Your log reported querying up to block 154, which is hex 0x9a. The 0x99 as the penultimate byte there is the number of blocks after this one, so 154 blocks total.

Now to work out why the EDID reading is failing when we're now doing almost exactly the same as the kernel is doing. More bizarre is that tvservice has then reported the EDID correctly (unless that is with a reverted firmware).

CaptainMidnight commented 3 years ago

Your log reported querying up to block 154, which is hex 0x9a. The 0x99 as the penultimate byte there is the number of blocks after this one, so 154 blocks total.

Now to work out why the EDID reading is failing when we're now doing almost exactly the same as the kernel is doing. More bizarre is that tvservice has then reported the EDID correctly (unless that is with a reverted firmware).

Just to clarify, the original vcdbg output provided (output.txt) was for the original /boot/config.txt configuration but with the latest rpi-update and suggested firmware fix installed.
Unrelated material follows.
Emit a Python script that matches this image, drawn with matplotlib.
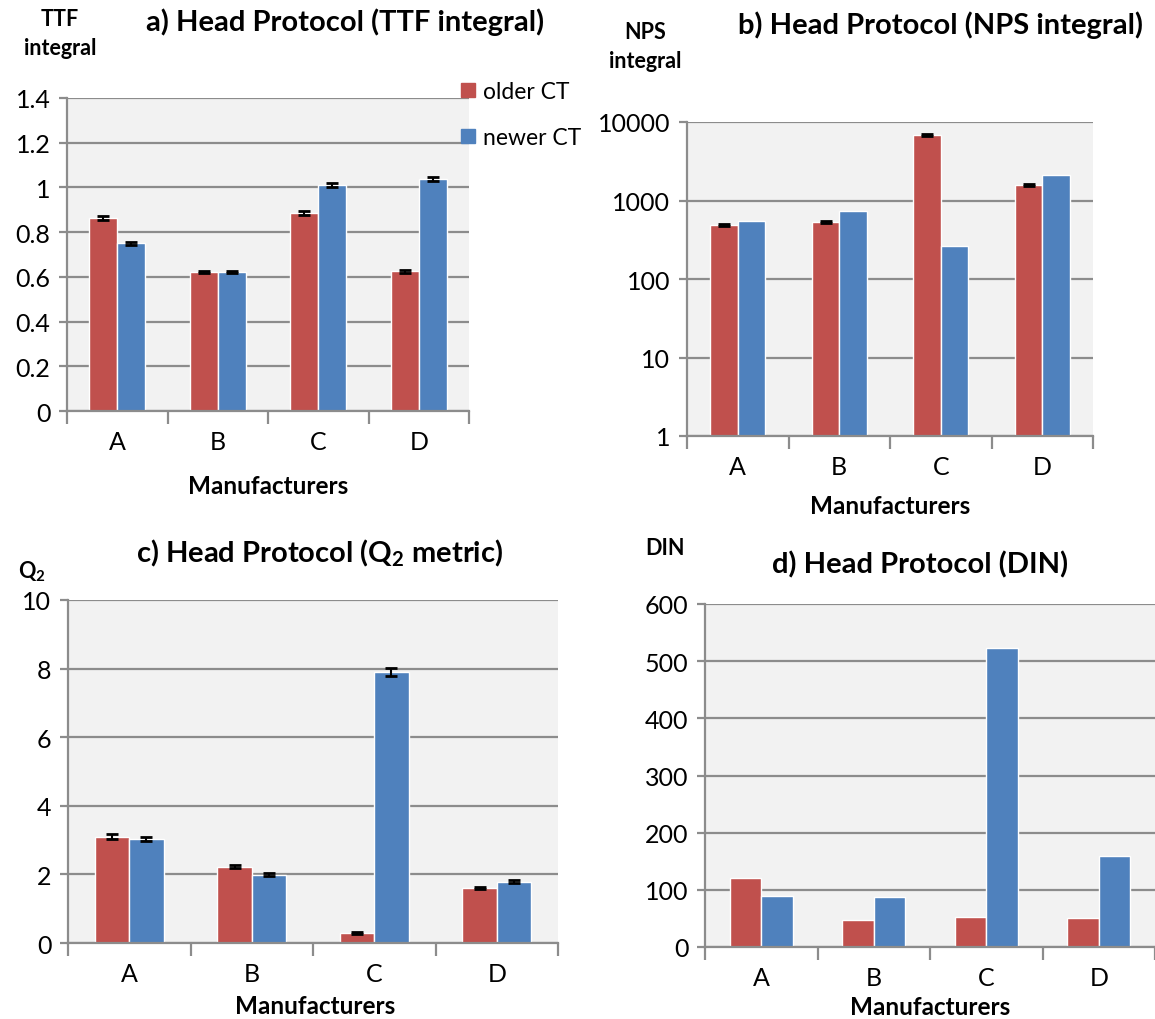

The latest vcdbg output in my last comment and the edib.bin data is from the same setup with the only change being hdmi_ignore_edid=0xa5000080 added to /boot/config.txt (I already had hdmi_force_hotpug=1 in my config).

pelwell commented 3 years ago

Perhaps you can continue the EDID discussion at https://github.com/raspberrypi/firmware/issues/1548 so we can close the original USB boot issue?

CaptainMidnight commented 3 years ago

No issues from me as the original boot failure, after applying the interim firmware fix has transformed into issues with EDID.

pelwell commented 3 years ago

Thanks - consider this issue closed (I don't actually have permission on this repo).

timg236 commented 3 years ago

@popcornmix I can't close this either

popcornmix commented 3 years ago

rpi-update firmware now contains the fix

jordipalet commented 3 years ago

Question. If something like this happens again (no boot from USB), there is a way, mounting the USB in another Linux, to "go back" to the previous firmware?

popcornmix commented 3 years ago

You can run rpi-update <hash> on another linux machine using BOOT_PATH and ROOT_PATH. Then you can copy firmware files from boot directory over. See: https://github.com/Hexxeh/rpi-update

jordipalet commented 3 years ago

You can run rpi-update <hash> on another linux machine using BOOT_PATH and ROOT_PATH. Then you can copy firmware files from boot directory over. See: https://github.com/Hexxeh/rpi-update

I always keep a copy of my USB boot in an SD card, using rpi-clone, so if I understood correctly, I can unplug the USB, boot from the SD, then plug the USB, mount /boot and just copy everything in the SD /boot to the USB /boot, and reboot, right?

(of course, I will need to edit cmdline.txt to use sda

or just the kernel. files, or something else will do ?

Tks!

popcornmix commented 3 years ago

That should work. Copying all files should be fine, but it's the start.elf, fixup.dat files that contain the regression (and fix with update).